As the head of a publishing, broadcasting and catering empire worth £150 million, Jamie Oliver hasn't let his dyslexia hold him back – in fact, the TV chef believes it's contributed to his success.
"I genuinely think that when someone says to you, 'Johnny's got dyslexia', you should get down on your knees, shake the child's hand and say, 'well done, you lucky, lucky boy'," says Jamie in the new issue of Radio Times.
The star, who has just released his 20th book, 5 Ingredients – Quick & Easy Food, claims that the condition, which affects his ability to read, gives him a unique perspective when he embarks on projects.
"If I'm in a meeting I just see the problems differently and I obsess about things differently," he says. "Some bits of work need to be sweated over and cried over and crafted.
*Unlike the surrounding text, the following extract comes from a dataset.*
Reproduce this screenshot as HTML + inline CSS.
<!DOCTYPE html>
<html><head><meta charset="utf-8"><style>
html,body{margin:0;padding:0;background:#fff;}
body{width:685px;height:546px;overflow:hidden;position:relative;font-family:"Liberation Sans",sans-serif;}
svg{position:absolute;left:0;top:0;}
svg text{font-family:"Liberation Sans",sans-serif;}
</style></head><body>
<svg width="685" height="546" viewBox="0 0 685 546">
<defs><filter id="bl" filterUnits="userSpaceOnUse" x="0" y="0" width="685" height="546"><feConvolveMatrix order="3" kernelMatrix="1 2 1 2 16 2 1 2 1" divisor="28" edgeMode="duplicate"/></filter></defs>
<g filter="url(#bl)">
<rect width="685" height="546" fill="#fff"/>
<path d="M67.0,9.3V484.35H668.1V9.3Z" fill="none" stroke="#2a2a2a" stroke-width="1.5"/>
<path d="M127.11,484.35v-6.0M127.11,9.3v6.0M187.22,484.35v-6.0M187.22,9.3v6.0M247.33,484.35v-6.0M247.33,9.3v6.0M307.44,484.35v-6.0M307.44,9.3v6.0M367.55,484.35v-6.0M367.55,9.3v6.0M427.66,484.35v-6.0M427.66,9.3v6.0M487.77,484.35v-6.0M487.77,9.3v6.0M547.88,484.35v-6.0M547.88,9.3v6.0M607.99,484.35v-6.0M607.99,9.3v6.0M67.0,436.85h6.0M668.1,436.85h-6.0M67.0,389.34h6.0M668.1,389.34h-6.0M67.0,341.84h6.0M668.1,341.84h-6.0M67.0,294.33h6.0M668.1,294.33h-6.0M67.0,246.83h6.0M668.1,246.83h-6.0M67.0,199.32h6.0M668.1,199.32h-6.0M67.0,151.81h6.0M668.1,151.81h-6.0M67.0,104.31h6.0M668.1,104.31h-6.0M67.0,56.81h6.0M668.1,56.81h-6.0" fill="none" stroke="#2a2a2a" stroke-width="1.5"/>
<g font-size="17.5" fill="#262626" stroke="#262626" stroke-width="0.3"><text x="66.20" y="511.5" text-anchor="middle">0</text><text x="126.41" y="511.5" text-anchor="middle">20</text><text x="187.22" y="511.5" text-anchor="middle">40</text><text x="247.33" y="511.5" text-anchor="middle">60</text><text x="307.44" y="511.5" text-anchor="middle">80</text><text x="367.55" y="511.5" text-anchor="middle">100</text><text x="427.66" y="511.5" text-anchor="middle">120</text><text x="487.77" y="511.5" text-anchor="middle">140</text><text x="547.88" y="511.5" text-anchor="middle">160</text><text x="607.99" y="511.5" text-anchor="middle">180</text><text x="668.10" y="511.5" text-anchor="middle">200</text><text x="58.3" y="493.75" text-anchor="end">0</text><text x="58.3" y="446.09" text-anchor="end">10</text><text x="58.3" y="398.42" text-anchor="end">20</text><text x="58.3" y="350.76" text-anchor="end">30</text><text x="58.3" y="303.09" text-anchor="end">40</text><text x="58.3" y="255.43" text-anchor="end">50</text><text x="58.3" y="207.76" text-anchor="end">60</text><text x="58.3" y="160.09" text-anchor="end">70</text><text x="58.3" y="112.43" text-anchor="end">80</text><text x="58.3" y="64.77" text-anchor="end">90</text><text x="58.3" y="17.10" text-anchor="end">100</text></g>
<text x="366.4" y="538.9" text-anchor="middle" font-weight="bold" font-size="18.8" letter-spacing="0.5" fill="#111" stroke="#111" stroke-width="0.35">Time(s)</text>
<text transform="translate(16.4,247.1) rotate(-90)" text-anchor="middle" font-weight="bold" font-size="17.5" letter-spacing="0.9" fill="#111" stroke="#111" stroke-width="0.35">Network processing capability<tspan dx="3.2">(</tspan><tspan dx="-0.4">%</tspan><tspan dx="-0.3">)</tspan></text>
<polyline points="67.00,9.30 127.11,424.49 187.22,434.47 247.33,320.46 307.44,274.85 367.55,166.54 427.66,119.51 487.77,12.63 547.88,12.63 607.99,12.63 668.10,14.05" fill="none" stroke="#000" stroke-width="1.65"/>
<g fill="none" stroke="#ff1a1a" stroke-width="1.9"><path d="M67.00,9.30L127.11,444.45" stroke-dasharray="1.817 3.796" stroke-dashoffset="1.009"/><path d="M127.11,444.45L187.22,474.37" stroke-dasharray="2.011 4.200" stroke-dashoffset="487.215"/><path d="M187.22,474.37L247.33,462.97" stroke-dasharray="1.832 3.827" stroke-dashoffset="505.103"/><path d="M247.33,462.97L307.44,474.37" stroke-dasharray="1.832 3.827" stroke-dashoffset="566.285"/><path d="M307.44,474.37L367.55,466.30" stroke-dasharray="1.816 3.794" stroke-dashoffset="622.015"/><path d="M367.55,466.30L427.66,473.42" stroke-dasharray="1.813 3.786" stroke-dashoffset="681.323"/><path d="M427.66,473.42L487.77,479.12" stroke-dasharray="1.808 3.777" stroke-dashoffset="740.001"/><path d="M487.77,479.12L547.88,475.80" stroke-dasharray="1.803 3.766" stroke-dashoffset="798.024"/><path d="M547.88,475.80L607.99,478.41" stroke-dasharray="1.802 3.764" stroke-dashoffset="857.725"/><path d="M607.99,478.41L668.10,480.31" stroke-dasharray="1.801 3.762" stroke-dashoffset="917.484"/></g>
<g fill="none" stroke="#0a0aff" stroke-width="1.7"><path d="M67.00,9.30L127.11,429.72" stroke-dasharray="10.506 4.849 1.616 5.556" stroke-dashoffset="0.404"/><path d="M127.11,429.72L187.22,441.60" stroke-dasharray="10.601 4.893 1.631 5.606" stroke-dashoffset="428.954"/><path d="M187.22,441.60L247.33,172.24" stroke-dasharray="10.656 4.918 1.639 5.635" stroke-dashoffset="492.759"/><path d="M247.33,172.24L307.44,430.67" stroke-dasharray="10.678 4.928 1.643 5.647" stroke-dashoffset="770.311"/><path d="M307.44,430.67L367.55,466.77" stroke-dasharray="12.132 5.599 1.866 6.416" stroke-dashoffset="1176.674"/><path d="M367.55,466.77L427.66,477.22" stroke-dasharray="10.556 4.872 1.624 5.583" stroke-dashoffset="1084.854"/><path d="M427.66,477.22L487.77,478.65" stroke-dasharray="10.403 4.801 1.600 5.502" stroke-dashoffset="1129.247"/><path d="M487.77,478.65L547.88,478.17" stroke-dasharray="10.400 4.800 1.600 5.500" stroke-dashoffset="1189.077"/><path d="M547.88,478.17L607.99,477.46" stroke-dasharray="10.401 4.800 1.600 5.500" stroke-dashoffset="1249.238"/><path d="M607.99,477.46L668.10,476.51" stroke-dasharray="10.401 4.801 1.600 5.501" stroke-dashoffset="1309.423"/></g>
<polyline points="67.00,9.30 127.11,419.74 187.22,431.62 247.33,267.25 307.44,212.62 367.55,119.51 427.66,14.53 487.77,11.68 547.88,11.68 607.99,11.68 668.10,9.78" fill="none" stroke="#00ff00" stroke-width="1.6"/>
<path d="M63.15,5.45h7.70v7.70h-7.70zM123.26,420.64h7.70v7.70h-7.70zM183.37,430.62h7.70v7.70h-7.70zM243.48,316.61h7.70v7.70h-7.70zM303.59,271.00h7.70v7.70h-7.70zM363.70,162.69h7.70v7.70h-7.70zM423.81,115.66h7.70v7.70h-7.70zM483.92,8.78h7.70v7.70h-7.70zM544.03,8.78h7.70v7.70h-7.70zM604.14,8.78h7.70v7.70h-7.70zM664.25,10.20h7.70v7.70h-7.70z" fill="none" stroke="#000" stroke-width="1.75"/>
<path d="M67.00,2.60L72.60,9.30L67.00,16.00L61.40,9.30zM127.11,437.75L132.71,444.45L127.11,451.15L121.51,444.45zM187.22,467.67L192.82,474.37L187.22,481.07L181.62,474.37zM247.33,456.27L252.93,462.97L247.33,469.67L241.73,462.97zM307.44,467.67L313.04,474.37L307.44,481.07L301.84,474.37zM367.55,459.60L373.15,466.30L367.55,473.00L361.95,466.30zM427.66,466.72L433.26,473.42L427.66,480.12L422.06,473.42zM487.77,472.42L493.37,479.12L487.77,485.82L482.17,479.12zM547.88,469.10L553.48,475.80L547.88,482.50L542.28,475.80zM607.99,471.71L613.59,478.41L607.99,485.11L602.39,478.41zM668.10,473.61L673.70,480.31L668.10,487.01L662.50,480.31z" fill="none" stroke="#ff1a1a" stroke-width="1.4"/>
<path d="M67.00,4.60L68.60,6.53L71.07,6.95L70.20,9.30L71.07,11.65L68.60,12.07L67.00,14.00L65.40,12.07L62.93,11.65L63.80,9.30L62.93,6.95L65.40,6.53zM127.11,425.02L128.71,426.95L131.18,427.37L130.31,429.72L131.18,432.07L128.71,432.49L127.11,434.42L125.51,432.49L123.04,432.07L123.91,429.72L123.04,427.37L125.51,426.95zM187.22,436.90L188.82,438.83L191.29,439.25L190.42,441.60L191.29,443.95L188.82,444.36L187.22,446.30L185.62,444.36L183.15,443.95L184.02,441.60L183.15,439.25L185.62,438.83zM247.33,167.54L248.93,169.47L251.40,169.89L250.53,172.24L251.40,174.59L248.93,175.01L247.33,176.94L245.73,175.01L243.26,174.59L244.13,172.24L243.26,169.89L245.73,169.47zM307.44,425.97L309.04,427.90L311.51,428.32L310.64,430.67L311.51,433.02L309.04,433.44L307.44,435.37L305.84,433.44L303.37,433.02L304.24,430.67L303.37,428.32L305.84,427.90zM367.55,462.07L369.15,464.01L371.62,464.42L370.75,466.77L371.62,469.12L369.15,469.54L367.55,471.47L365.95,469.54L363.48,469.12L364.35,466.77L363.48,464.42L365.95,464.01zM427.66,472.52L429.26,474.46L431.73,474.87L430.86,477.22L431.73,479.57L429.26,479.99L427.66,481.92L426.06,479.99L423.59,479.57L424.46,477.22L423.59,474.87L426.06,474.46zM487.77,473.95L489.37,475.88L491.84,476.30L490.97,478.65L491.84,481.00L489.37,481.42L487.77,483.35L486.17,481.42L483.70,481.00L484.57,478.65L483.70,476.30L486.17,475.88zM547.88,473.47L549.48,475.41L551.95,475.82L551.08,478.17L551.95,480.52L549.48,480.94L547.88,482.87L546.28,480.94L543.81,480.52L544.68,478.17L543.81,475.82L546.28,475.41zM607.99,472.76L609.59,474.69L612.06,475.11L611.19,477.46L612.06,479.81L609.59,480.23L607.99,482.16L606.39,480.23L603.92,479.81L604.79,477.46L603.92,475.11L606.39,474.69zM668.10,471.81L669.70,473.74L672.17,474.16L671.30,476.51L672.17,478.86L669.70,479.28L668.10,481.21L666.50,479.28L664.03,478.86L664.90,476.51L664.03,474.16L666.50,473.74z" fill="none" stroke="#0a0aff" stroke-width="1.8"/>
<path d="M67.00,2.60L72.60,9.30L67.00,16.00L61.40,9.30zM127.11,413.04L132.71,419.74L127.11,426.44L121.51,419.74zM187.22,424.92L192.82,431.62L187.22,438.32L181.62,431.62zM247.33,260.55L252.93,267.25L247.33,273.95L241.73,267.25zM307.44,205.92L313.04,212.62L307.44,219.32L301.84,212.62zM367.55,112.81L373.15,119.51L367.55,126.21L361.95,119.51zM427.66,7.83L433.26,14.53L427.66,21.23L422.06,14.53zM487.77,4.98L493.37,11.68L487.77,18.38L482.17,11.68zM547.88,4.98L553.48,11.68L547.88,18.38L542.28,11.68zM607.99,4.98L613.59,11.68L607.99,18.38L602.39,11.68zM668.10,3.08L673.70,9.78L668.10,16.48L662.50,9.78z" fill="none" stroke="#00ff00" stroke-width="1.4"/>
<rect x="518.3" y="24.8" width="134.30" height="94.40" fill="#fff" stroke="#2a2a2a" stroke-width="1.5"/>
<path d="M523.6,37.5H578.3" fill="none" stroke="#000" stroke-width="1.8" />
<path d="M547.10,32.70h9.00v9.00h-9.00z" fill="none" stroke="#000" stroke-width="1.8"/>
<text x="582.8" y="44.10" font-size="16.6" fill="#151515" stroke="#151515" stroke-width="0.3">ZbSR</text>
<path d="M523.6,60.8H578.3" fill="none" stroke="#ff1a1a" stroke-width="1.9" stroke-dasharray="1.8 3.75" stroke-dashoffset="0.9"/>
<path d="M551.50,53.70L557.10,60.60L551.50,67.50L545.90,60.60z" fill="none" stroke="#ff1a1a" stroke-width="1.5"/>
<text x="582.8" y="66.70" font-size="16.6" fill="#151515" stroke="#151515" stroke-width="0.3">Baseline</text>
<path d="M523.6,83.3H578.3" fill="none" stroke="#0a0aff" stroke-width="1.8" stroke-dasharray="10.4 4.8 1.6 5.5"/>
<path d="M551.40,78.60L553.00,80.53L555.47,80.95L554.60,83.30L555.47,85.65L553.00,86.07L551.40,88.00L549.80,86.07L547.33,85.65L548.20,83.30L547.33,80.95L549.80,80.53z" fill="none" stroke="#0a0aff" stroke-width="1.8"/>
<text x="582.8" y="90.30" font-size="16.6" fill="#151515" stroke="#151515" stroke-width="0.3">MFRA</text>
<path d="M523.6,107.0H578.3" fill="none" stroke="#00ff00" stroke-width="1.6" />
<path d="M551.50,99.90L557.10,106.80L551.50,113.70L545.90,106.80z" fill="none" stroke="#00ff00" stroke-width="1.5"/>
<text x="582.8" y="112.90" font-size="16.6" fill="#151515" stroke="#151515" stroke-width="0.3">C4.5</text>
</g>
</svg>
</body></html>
Because I'm dyslexic, sometimes, when it requires a load of stuff to be done, I just do it. It's like I'm a massive ten-tonne boulder rolling down the hill."
It's not the first time he has spoken out about his dyslexia. He discussed being labelled "a thick kid" in school because of his learning disability with madebydyslexia.org. Check out the clip below.
But he doesn't claim to have gotten everything right.
"I've made lots of business or financial mistakes. But painful as many of them can be there's always been a massive amount of learning that I've taken on, so I'm quite philosophical about those things."